#### What is asked:
Drop the pictures and give back word for word the lines from the line holding "Reproduce this chart with Bokeh." to the line holding "risk_rows_y = [-0.051, -0.098]", both included.

** START **

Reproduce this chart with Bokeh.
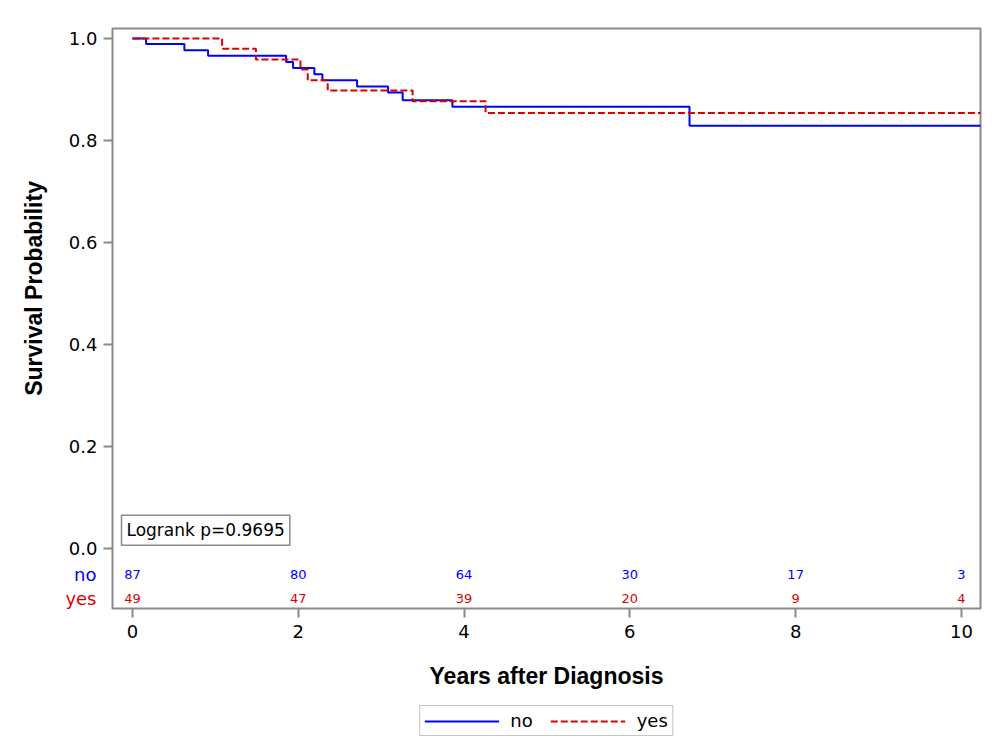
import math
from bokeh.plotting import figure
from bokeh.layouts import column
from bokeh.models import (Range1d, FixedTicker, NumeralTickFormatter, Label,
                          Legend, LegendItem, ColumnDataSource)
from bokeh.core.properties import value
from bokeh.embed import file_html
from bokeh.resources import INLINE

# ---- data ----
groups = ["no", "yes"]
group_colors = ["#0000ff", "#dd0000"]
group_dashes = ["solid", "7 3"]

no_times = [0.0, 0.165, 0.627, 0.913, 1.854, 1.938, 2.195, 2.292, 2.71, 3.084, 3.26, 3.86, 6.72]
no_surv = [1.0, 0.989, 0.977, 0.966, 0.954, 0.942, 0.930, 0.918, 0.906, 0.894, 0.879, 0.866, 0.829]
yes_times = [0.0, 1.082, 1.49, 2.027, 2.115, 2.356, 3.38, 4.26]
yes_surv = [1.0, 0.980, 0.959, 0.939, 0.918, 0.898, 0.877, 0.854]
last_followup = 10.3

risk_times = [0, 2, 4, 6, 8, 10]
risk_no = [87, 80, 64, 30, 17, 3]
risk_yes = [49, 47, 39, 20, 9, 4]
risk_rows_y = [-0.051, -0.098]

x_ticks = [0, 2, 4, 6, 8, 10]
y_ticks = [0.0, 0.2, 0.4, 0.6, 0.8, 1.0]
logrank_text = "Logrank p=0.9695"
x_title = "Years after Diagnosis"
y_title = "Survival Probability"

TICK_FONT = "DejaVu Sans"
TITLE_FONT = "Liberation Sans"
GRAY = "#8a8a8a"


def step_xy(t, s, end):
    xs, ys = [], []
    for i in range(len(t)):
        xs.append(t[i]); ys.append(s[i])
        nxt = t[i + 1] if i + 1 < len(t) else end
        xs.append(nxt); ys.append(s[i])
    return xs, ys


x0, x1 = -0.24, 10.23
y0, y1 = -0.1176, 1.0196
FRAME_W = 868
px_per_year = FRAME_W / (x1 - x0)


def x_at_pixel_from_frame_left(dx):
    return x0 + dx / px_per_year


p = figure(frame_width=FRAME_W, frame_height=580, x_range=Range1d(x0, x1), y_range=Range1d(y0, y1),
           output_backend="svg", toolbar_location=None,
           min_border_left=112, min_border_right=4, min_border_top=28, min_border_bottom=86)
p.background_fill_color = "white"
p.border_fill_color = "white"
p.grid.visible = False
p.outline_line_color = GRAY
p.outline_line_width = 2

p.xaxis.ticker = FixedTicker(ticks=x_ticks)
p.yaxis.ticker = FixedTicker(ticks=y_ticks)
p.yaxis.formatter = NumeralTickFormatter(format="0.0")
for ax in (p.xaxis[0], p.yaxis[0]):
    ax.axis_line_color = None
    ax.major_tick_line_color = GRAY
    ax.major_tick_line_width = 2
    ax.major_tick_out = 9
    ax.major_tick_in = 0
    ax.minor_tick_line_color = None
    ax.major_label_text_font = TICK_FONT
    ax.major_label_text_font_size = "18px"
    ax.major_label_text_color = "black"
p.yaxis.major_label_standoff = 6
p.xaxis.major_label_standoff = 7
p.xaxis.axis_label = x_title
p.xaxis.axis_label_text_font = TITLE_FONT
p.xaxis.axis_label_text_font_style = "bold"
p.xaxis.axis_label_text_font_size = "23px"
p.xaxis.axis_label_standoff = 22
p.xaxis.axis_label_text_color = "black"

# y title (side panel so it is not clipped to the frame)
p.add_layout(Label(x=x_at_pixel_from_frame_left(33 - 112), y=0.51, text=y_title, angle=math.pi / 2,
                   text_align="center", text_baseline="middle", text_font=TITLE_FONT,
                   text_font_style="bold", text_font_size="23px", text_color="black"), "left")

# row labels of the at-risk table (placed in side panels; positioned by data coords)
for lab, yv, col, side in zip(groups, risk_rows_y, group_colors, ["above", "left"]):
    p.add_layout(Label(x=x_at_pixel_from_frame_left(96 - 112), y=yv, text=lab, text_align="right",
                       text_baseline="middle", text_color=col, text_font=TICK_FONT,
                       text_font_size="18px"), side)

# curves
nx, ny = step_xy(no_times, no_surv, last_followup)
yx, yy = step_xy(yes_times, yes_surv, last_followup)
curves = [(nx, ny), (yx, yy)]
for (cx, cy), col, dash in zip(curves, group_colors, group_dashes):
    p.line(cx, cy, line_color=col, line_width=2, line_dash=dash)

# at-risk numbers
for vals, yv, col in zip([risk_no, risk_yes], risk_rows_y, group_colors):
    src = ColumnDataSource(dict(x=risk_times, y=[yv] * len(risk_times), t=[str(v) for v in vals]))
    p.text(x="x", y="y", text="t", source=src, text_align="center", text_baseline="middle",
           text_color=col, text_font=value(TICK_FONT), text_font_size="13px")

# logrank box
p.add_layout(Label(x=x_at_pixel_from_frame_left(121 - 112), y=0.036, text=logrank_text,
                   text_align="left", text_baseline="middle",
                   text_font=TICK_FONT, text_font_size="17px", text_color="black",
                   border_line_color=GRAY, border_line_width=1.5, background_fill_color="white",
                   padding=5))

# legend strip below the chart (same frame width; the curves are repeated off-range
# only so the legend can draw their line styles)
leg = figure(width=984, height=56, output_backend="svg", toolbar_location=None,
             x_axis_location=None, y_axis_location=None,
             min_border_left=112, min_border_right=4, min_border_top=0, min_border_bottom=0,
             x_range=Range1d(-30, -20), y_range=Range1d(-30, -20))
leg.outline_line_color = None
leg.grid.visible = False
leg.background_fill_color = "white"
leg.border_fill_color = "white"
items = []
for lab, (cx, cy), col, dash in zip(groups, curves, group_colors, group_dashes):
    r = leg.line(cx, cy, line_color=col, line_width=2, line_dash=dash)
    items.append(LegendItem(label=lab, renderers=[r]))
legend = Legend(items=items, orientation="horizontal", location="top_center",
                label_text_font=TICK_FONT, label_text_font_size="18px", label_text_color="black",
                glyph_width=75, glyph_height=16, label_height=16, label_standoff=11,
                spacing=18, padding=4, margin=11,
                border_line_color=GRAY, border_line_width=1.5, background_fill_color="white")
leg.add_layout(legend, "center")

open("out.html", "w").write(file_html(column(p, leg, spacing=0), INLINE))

** END **
** START **

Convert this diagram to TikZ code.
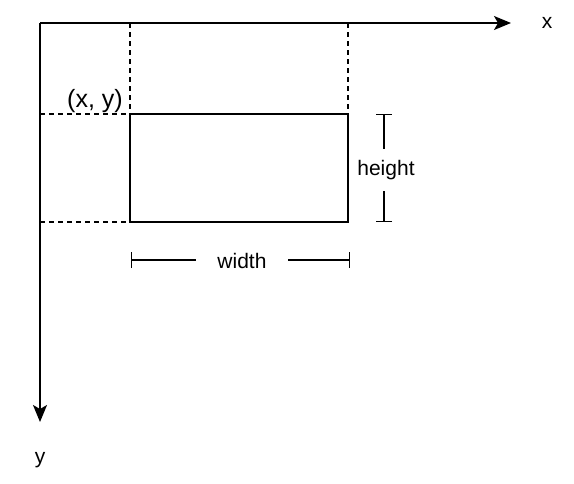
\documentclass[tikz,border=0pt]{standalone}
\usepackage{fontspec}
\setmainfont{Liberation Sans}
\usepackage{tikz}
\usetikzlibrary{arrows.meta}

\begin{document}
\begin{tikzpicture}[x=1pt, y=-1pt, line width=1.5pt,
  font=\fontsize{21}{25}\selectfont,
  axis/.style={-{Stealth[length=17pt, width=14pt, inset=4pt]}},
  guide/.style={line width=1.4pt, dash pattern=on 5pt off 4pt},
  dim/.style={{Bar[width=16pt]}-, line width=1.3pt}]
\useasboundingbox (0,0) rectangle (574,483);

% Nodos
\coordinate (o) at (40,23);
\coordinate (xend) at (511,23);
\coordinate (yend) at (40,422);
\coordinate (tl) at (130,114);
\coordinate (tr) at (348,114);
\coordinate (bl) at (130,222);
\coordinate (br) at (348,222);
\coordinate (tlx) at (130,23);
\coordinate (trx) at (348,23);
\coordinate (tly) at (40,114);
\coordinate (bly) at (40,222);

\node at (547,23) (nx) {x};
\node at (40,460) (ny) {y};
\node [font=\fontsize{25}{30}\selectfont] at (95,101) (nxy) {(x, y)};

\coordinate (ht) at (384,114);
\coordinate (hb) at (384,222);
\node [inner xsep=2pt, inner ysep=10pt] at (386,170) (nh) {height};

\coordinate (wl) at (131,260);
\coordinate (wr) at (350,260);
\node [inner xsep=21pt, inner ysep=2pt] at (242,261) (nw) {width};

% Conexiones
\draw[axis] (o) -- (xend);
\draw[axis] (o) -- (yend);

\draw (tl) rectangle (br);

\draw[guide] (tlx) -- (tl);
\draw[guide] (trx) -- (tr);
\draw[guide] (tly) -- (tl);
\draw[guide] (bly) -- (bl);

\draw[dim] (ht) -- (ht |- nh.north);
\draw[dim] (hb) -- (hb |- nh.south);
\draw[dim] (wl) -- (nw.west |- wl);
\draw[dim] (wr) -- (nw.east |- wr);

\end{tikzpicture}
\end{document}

** END **

#### Written response:
Reproduce this chart with Bokeh.
import math
from bokeh.plotting import figure
from bokeh.layouts import column
from bokeh.models import (Range1d, FixedTicker, NumeralTickFormatter, Label,
                          Legend, LegendItem, ColumnDataSource)
from bokeh.core.properties import value
from bokeh.embed import file_html
from bokeh.resources import INLINE

# ---- data ----
groups = ["no", "yes"]
group_colors = ["#0000ff", "#dd0000"]
group_dashes = ["solid", "7 3"]

no_times = [0.0, 0.165, 0.627, 0.913, 1.854, 1.938, 2.195, 2.292, 2.71, 3.084, 3.26, 3.86, 6.72]
no_surv = [1.0, 0.989, 0.977, 0.966, 0.954, 0.942, 0.930, 0.918, 0.906, 0.894, 0.879, 0.866, 0.829]
yes_times = [0.0, 1.082, 1.49, 2.027, 2.115, 2.356, 3.38, 4.26]
yes_surv = [1.0, 0.980, 0.959, 0.939, 0.918, 0.898, 0.877, 0.854]
last_followup = 10.3

risk_times = [0, 2, 4, 6, 8, 10]
risk_no = [87, 80, 64, 30, 17, 3]
risk_yes = [49, 47, 39, 20, 9, 4]
risk_rows_y = [-0.051, -0.098]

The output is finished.